There are about 850,000 licensed physicians in the US. A first rate online physician panel will generally have enrolled about 150,000 of them, or about 18% of the total. Putting the invitation to join in front of most of those 850,000 is doable and it probably is safe to assume that most companies specializing in physician sample have done just that. So in statistical terms, the response rate to the recruit stage of a survey using the panel is 18%. Response rates for the physician panels we work with are typically in the 25%-30% range. The overall response rate is the product of the recruitment response rate and the individual survey response rate or around 5%. Back when we were mailing to samples of physicians our typical response rate was also 5%.

So which is the better sample? To answer that question we need to know a lot more than we now know. Both samples have huge amounts of nonresponse (95%) and unless we know a good deal about the factors that drive that nonresponse and their possible interaction with the specific study topic it's impossible to say whether one sample is better (i.e., more representative than the other. The time honored way to answer that question is to select a small sample of nonresponders and work it aggressively to try to uncover the dynamics of nonresponse. That's a bit more complicated in the case of the online panel because there are two stages of nonresponse—original recruit to the panel and the individual survey—whereas the mail method has just the one stage of the individual survey. Just as with consumer panels, we understand precious little about the attitudinal and behavioral characteristics that drive some people to join an online panel while the vast majority of others do not.

I can imagine a methodological study that would shed some light on all of this but relatively little of this kind of work is done because working with physicians is so expensive, honoraria easily $100 or more.

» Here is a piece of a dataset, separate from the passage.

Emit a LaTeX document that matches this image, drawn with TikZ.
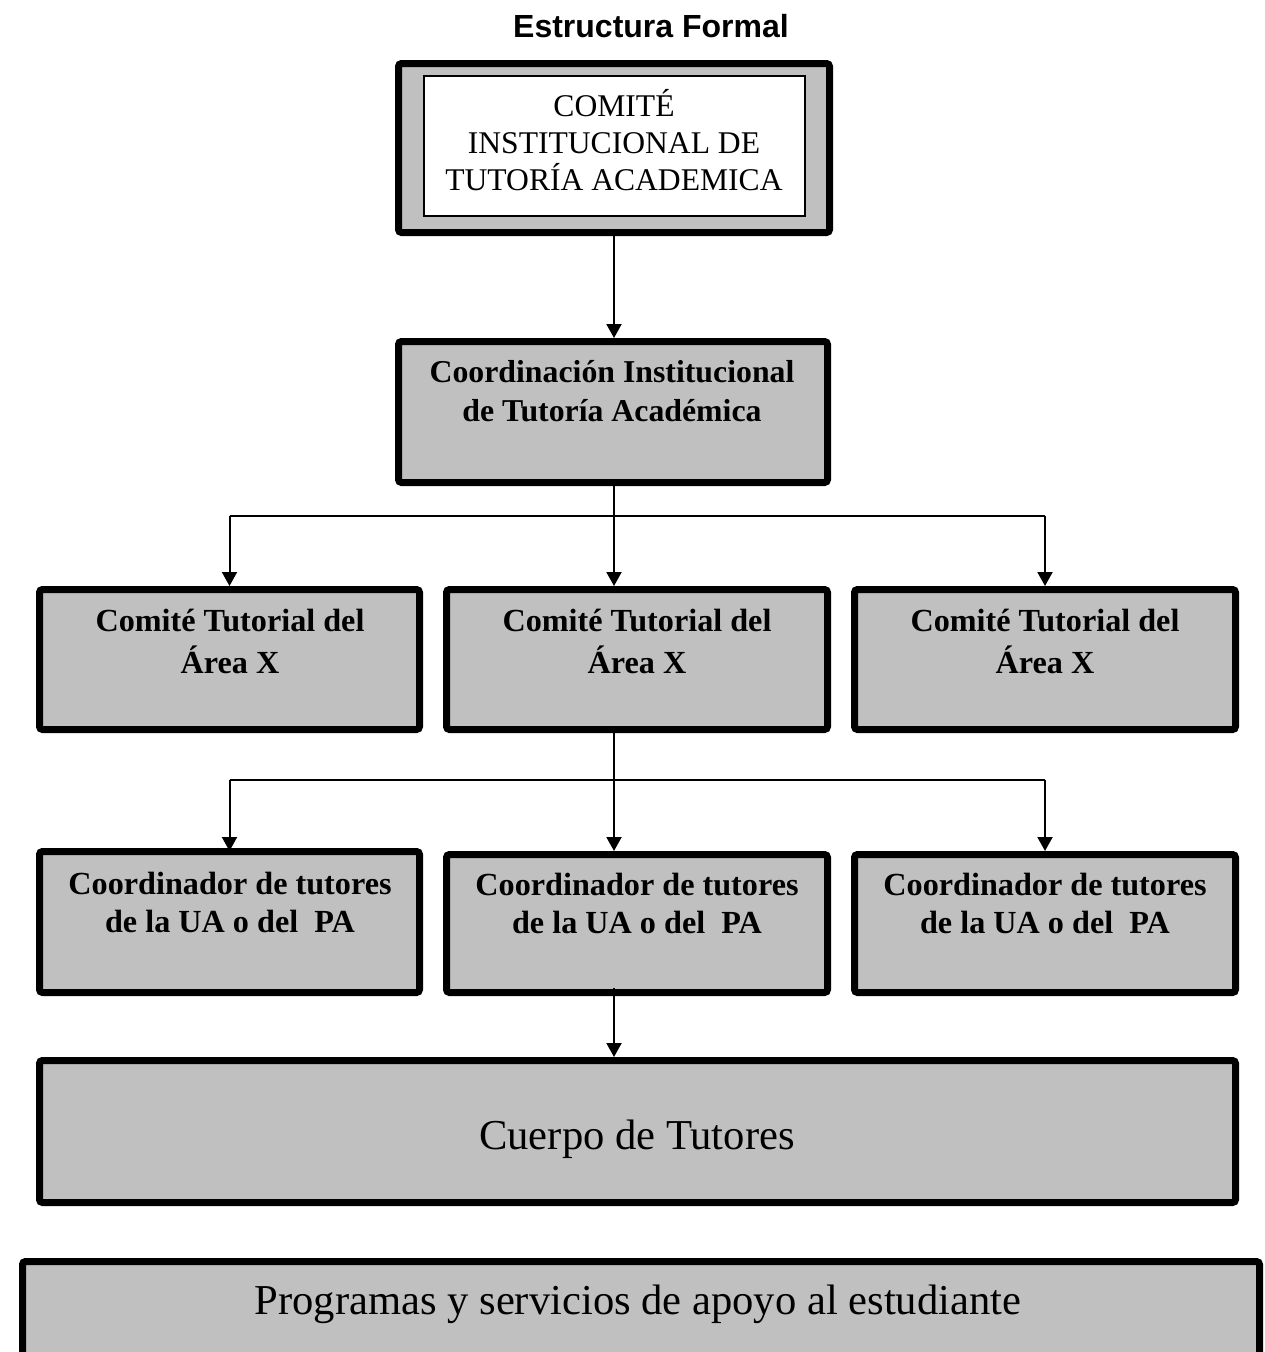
\documentclass[tikz,border=0pt]{standalone}
\usepackage{fontspec}
\setmainfont{Liberation Serif}
\newfontfamily\titlefont{Liberation Sans}
\usetikzlibrary{arrows.meta}
\definecolor{boxgray}{HTML}{C0C0C0}
\tikzset{
  thickbox/.style={draw=black, line width=7pt, fill=boxgray, rounded corners=3pt, inner sep=0pt},
  innerbox/.style={draw=black, line width=2pt, fill=white, inner sep=0pt},
  boxtext/.style={align=center, inner sep=0pt},
  conn/.style={line width=2pt, -{Triangle[length=14pt,width=15pt]}},
  plainconn/.style={line width=2pt}
}
\begin{document}
\begin{tikzpicture}[x=1pt,y=-1pt]
\clip (0,0) rectangle (1264,1352);
\fill[white] (0,0) rectangle (1264,1352);

\node[boxtext,font=\titlefont\bfseries\fontsize{32}{36}\selectfont] (title) at (651,26) {Estructura Formal};

% top committee
\node[thickbox, minimum width=431pt, minimum height=169pt] (top) at (614,148) {};
\node[innerbox, minimum width=381pt, minimum height=140pt] (topin) at (614.5,146) {};
\node[boxtext,font=\fontsize{31.6}{37}\selectfont] (toptext) at (614,140) {COMITÉ\\INSTITUCIONAL DE\\TUTORÍA ACADEMICA};

% coordination
\node[thickbox, minimum width=429pt, minimum height=141pt] (coord) at (613,412) {};
\node[boxtext,font=\bfseries\fontsize{31.8}{39}\selectfont] (coordtext) at (612,391.5) {Coordinación Institucional\\de Tutoría Académica};

% row 3
\node[thickbox, minimum width=380pt, minimum height=140pt] (l3) at (229.5,659.5) {};
\node[thickbox, minimum width=381pt, minimum height=140pt] (m3) at (637,659.5) {};
\node[thickbox, minimum width=381pt, minimum height=140pt] (r3) at (1045,659.5) {};
\node[boxtext,font=\bfseries\fontsize{32.2}{42}\selectfont] (l3text) at (230,641) {Comité Tutorial del\\Área X};
\node[boxtext,font=\bfseries\fontsize{32.2}{42}\selectfont] (m3text) at (637,641) {Comité Tutorial del\\Área X};
\node[boxtext,font=\bfseries\fontsize{32.2}{42}\selectfont] (r3text) at (1045,641) {Comité Tutorial del\\Área X};

% row 4
\node[thickbox, minimum width=380pt, minimum height=141pt] (l4) at (229.5,922) {};
\node[thickbox, minimum width=381pt, minimum height=138pt] (m4) at (637,923.5) {};
\node[thickbox, minimum width=381pt, minimum height=138pt] (r4) at (1045,923.5) {};
\node[boxtext,font=\bfseries\fontsize{32.2}{38}\selectfont] (l4text) at (230,902) {Coordinador de tutores\\de la UA o del \ PA};
\node[boxtext,font=\bfseries\fontsize{32.2}{38}\selectfont] (m4text) at (637,903.5) {Coordinador de tutores\\de la UA o del \ PA};
\node[boxtext,font=\bfseries\fontsize{32.2}{38}\selectfont] (r4text) at (1045,903.5) {Coordinador de tutores\\de la UA o del \ PA};

% cuerpo
\node[thickbox, minimum width=1196pt, minimum height=142pt] (cuerpo) at (637.5,1131.5) {};
\node[boxtext,font=\fontsize{42.6}{48}\selectfont] (cuerpotext) at (637,1139) {Cuerpo de Tutores};

% programas
\node[thickbox, minimum width=1237pt, minimum height=140pt] (prog) at (641,1331.5) {};
\node[boxtext,font=\fontsize{42.6}{48}\selectfont] (progtext) at (638,1304) {Programas y servicios de apoyo al estudiante};

% connectors
\draw[conn] (top.south) -- (top.south |- coord.north);
\coordinate (s2) at (614,486);
\coordinate (j1) at (614,516);
\draw[conn] (s2) -- (s2 |- m3.north);
\draw[plainconn] (l3.north |- j1) -- (r3.north |- j1);
\draw[conn] (l3.north |- j1) -- (l3.north);
\draw[conn] (r3.north |- j1) -- (r3.north);

\coordinate (s3) at (614,733);
\coordinate (j2) at (614,780);
\draw[conn] (s3) -- (s3 |- m4.north);
\draw[plainconn] (l4.north |- j2) -- (r4.north |- j2);
\draw[conn] (l4.north |- j2) -- (l4.north |- m4.north);
\draw[conn] (r4.north |- j2) -- (r4.north);

\coordinate (s4) at (614,988);
\draw[conn] (s4) -- (s4 |- cuerpo.north);
\end{tikzpicture}
\end{document}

That's a real shame because we should know more about these dynamics.

So the Pharma industry marches on relying almost exclusively on online panelists about whom we know relatively little. To their credit, these respondents are very practiced at doing very complex surveys (as are panel respondents generally) loaded with difficult exercises (such as discrete choice or marketing message review) that may take 45 minutes or more to complete, albeit for incentives that are 10 or more times what we would pay a consumer. And there is little evidence to argue that doing so will produce different results than what we would get from a classic probability sample from a high quality frame.

Where is the insight?

Just prior to the holidays the folks at the Harvard Business Review released the results of a survey that asked 2,100 companies about their use of social media. This finding is especially telling:

Nearly two-thirds of the 2,100 companies who participated said they are either currently using social media channels or have social media plans in the works. But many still say social media is an experiment, as they try to understand how to best use the different channels, gauge their effectiveness, and integrate social media into their strategy.

Despite the vast potential social media brings, many companies seem focused on social media activity primarily as a one-way promotional channel,  and have yet to capitalize on the ability to not only listen to, but analyze, consumer conversations and turn the information into insights that impact the bottom line.

The methodology of this particular study is underwhelming but the results are largely consistent with other things I see and hear, some of which I blogged about back in August. 

Were a modern day Rip Van Winkle to awake after 20 years with an interest in MR and the only sources available to him were conference proceedings and Twitter he probably would quickly conclude that MR=Social Media Analysis.  But outside of that echo chamber it's a different world. Despite all of the hand waving about social media, the NewMR, Web 2.0, etc. clients, for the most part, remain unconvinced. The latest estimates from Inside Research suggest that in terms of dollars spent social media research is barely above the noise level in an $8 billion US industry. For the moment, at least, it seems that we are losing the argument where it counts most.